Start of Data

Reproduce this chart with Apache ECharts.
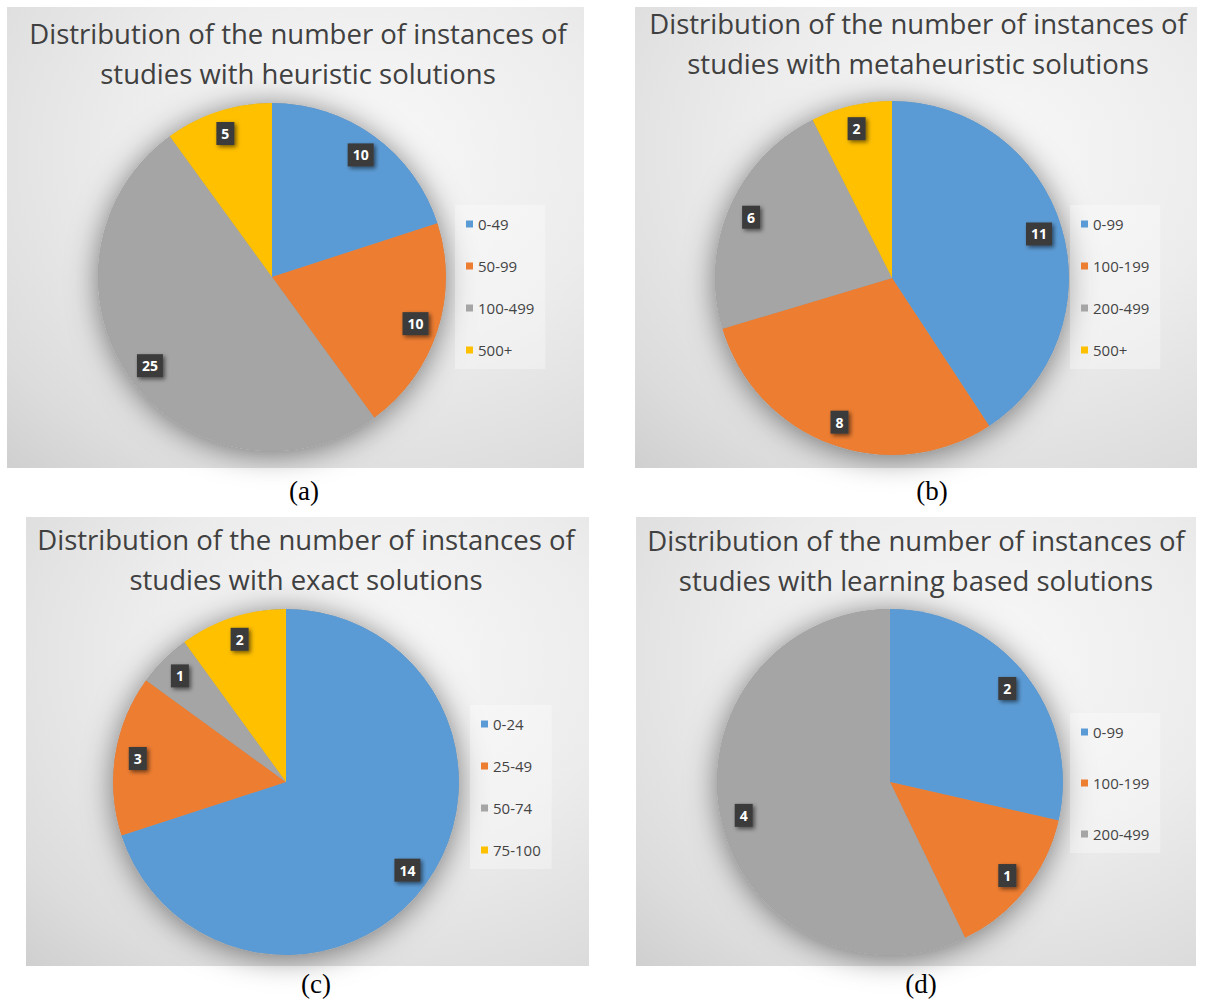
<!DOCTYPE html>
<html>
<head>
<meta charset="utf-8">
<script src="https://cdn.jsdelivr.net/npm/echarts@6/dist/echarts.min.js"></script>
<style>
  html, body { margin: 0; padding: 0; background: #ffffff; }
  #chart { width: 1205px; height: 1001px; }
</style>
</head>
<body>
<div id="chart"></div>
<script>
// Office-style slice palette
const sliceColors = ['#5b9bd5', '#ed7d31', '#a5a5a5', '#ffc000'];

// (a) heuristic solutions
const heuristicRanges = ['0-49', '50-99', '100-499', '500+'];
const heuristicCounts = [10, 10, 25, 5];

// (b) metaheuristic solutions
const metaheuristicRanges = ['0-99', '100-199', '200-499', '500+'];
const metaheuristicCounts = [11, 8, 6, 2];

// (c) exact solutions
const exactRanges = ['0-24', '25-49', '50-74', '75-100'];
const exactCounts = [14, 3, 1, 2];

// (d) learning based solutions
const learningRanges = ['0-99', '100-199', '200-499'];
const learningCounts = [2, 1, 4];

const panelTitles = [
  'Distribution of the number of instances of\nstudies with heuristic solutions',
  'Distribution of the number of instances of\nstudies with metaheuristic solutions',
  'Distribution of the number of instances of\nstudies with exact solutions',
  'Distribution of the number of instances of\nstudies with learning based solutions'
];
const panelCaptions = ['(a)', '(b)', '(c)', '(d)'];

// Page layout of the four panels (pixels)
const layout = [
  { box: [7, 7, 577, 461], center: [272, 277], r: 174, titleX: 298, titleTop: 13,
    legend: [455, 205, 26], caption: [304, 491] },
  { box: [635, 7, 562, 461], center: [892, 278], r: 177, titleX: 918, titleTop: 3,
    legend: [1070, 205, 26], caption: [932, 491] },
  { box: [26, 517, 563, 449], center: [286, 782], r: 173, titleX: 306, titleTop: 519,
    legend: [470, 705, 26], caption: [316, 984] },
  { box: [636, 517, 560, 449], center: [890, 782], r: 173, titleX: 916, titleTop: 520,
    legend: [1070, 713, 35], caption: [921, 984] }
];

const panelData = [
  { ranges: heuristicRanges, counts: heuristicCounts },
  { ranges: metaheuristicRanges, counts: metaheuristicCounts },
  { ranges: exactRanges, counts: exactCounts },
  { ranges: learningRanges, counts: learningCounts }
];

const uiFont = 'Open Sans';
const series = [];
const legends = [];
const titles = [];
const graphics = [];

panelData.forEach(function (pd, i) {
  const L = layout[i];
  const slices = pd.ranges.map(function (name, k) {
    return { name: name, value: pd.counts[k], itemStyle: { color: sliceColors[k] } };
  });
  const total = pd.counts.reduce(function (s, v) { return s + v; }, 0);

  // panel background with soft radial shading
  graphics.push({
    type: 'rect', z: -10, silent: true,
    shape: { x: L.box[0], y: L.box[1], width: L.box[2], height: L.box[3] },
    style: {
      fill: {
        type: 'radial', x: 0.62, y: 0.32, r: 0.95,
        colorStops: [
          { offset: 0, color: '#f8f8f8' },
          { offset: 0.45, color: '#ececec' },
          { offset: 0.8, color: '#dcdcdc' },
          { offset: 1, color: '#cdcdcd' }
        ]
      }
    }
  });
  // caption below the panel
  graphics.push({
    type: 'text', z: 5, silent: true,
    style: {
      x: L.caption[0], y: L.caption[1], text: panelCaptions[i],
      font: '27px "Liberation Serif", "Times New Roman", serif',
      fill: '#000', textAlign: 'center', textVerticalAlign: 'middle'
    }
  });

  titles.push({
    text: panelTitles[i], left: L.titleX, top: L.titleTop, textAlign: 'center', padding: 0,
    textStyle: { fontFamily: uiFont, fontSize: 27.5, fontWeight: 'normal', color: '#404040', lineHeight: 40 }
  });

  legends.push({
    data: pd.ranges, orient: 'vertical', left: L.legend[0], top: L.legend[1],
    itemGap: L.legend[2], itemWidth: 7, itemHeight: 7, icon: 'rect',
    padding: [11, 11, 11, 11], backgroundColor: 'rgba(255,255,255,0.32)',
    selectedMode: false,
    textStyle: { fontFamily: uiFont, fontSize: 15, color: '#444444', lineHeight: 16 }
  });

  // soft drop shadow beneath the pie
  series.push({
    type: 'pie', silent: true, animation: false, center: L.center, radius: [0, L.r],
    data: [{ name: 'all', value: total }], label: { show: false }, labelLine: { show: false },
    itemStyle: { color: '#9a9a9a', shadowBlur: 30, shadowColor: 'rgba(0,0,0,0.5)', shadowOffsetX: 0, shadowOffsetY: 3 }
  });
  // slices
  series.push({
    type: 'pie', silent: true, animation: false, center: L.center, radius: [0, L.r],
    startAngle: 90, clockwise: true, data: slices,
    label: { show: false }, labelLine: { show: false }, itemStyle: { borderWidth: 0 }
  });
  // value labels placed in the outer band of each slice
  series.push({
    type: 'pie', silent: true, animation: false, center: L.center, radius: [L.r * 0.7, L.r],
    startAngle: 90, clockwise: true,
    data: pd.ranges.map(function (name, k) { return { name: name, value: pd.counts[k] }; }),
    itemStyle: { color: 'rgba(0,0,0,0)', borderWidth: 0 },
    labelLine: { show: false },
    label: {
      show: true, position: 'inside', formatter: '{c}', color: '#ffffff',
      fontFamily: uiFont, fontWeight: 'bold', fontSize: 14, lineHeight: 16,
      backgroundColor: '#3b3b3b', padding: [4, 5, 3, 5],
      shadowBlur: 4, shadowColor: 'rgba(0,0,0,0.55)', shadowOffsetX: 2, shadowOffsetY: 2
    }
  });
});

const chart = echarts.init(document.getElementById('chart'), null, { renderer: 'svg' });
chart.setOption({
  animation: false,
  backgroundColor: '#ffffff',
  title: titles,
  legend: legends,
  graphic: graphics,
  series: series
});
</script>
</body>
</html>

End of Data
Start of Data

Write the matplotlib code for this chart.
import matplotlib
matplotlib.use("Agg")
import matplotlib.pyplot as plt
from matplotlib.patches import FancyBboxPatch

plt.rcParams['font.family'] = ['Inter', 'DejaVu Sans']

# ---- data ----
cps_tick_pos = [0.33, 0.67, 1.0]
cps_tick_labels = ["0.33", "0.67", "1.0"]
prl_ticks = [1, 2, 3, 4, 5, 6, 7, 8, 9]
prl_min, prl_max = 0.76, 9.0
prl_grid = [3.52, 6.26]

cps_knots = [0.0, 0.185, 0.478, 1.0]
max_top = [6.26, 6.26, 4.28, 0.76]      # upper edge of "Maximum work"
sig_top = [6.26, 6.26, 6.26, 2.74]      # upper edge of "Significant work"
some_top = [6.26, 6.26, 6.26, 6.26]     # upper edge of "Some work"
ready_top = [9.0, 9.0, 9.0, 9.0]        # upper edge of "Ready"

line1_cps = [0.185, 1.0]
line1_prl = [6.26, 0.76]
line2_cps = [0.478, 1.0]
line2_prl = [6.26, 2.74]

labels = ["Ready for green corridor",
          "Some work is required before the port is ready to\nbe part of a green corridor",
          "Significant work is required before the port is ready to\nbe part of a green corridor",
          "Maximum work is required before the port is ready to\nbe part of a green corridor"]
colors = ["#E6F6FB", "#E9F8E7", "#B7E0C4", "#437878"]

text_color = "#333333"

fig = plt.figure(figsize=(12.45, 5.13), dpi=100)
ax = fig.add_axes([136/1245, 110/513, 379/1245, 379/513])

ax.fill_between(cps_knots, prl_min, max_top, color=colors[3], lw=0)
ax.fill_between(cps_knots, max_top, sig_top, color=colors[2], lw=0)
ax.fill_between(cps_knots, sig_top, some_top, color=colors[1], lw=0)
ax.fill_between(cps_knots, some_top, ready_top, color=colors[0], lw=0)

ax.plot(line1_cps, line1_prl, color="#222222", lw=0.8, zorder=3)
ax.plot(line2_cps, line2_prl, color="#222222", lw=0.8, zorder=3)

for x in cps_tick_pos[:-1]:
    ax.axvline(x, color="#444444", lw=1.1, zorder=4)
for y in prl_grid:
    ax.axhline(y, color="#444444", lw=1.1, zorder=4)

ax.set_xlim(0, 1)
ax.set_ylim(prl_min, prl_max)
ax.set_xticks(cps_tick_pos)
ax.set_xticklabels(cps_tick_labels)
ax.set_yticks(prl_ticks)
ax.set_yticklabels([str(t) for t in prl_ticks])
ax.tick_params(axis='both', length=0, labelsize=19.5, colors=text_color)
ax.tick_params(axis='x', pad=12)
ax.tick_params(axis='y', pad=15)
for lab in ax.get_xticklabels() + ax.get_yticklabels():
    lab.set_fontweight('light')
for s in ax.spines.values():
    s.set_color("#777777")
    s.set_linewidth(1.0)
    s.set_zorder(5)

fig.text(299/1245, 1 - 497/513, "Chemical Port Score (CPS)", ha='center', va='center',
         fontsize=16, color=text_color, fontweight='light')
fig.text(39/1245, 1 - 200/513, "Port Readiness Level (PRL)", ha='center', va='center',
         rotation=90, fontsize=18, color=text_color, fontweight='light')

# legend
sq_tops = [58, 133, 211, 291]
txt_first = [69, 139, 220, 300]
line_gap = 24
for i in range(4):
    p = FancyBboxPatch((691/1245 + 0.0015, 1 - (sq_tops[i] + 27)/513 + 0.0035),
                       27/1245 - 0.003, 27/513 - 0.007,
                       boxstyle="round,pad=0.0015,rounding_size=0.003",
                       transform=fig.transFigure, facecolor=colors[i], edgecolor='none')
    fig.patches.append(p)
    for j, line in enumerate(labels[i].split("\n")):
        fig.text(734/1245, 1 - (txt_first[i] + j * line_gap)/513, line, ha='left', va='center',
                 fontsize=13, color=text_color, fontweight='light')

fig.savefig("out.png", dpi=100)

End of Data

| The exercise |
Pictures in the material above should be skipped; print exactly the lines from the one with "Reproduce this chart with Apache ECharts." through the one with "const graphics = [];".

| Written answer |
Reproduce this chart with Apache ECharts.
<!DOCTYPE html>
<html>
<head>
<meta charset="utf-8">
<script src="https://cdn.jsdelivr.net/npm/echarts@6/dist/echarts.min.js"></script>
<style>
  html, body { margin: 0; padding: 0; background: #ffffff; }
  #chart { width: 1205px; height: 1001px; }
</style>
</head>
<body>
<div id="chart"></div>
<script>
// Office-style slice palette
const sliceColors = ['#5b9bd5', '#ed7d31', '#a5a5a5', '#ffc000'];

// (a) heuristic solutions
const heuristicRanges = ['0-49', '50-99', '100-499', '500+'];
const heuristicCounts = [10, 10, 25, 5];

// (b) metaheuristic solutions
const metaheuristicRanges = ['0-99', '100-199', '200-499', '500+'];
const metaheuristicCounts = [11, 8, 6, 2];

// (c) exact solutions
const exactRanges = ['0-24', '25-49', '50-74', '75-100'];
const exactCounts = [14, 3, 1, 2];

// (d) learning based solutions
const learningRanges = ['0-99', '100-199', '200-499'];
const learningCounts = [2, 1, 4];

const panelTitles = [
  'Distribution of the number of instances of\nstudies with heuristic solutions',
  'Distribution of the number of instances of\nstudies with metaheuristic solutions',
  'Distribution of the number of instances of\nstudies with exact solutions',
  'Distribution of the number of instances of\nstudies with learning based solutions'
];
const panelCaptions = ['(a)', '(b)', '(c)', '(d)'];

// Page layout of the four panels (pixels)
const layout = [
  { box: [7, 7, 577, 461], center: [272, 277], r: 174, titleX: 298, titleTop: 13,
    legend: [455, 205, 26], caption: [304, 491] },
  { box: [635, 7, 562, 461], center: [892, 278], r: 177, titleX: 918, titleTop: 3,
    legend: [1070, 205, 26], caption: [932, 491] },
  { box: [26, 517, 563, 449], center: [286, 782], r: 173, titleX: 306, titleTop: 519,
    legend: [470, 705, 26], caption: [316, 984] },
  { box: [636, 517, 560, 449], center: [890, 782], r: 173, titleX: 916, titleTop: 520,
    legend: [1070, 713, 35], caption: [921, 984] }
];

const panelData = [
  { ranges: heuristicRanges, counts: heuristicCounts },
  { ranges: metaheuristicRanges, counts: metaheuristicCounts },
  { ranges: exactRanges, counts: exactCounts },
  { ranges: learningRanges, counts: learningCounts }
];

const uiFont = 'Open Sans';
const series = [];
const legends = [];
const titles = [];
const graphics = [];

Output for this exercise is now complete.